APR’s Baillee Majors got her tarot cards read for this feature, and she says she received much-needed advice regarding her love life. She said she’ll keep what was said between her and her lovely tarot card reader, Sarah Maven. But Baillee says she’s happy being single…for now.
There was much more to see going booth to booth at Magic City Conjure Fest. For example, apothecary objects from Rebekah Nevins of Skye Apothecary.
“I am showcasing a lot of my Apothecary items,” said Nevins. “I'm a certified herbalist, and I make all of our Apothecary products in-house. They're made of all natural products, so they're good for you, good for your skin.”
There was also a booth by Twisted Oddities run by Brittany Caswell. She said finds healing in making jewelry and different trinkets and crafts.
“I have PTSD, and I always have to do something with my hands,” said Caswell. "So, I was making some larger dreamcatchers. My husband sent me down and said, 'Can you make them smaller with wire?' And so, I tried and I was able to and it's something I really enjoy doing. So, I started making other things: trees of life and learning about different stones. And it's been fun something just to do with my hands.”
Those in attendance to Conjure Fest said it was a safe space for people who practice outside of the Christian faith.
Bella Donna was performer at Conjure Fest who grew up pagan in New Orleans.
“I grew up Pagan and kind of in a Pagan household. So, my mom is always like, 'Don't tell people your Pagan,'” said Donna. “I had people write me death notes in high school. So, I was actually really nervous because I've never been safe space for, I guess, people who practice witchcraft or who are Pagan. That's kind of not something that I'm used to in the South. But I’ve had the best time here.”

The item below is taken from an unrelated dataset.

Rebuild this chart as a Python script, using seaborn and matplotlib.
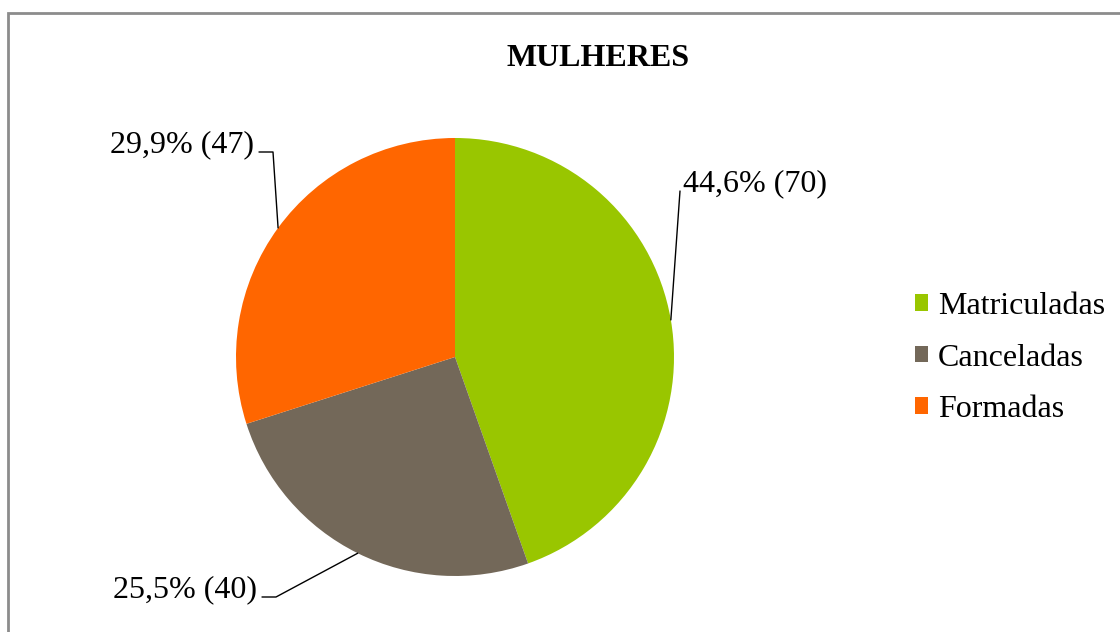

People on the outside looking in when it comes pagan practice can be left a little nervous by this “alternative crowd” that uses words “conjure” or “tarot” or “witchcraft.” But Rebekah Nevins of Skye Apothecary said there’s a stigma that needs to be broken down.
“Because those words, I think people that are not familiar with them that it might be a little scary. But if you come to an event like this and you mingle with the people, you're going to say that these people are the most down-to-earth accepting people that there are,” said Nevins. “So, I would recommend coming out here just to just to be in the atmosphere. Everybody's happy and having a good time.”
We met Brittany Caswell of the shop Twisted Oddities earlier in our story. She said Conjure Fest is a good representation of what downtown Birmingham has to offer.
“The thing is, people outside of the state of Alabama don’t think highly of us,” said Caswell. “So, being able to show that we are diverse, being able to show that we do more than churches, I think shows them that we're not so focused on just one thing.”
But Conjure Fest isn’t just for pagans and witches or the alternative crowds. Everyone was welcomed. Here’s Jessie A.K.A Chaos.
“They're acceptable of all religions, no matter what it is, and it's just a really safe comfortable,” she said. “I'm a Christian, but I am very into like the forest-like fairy vibe type of stuff. So, I come here to find jewelry that makes me really happy that I look at and I can incorporate to like different types of outfits. I come for like decorations and stuff like that and also to support family and friends.”
Jessie said events like Conjure Fest can help break down stigmas.
“Christian prejudice is absolutely ridiculous,” she said. “I've been Christian my whole life and also grew up around a very welcoming and inclusive home, and just because I am accepting of these types of things, it doesn't mean that I believe In Christ any less. And it doesn't make me any less religious.”
This year’s festival benefited Andrew’s Place. That group was formed to provide aid, shelter and counseling to victims of domestic violence with a special focus within the LGBTQIA+ community.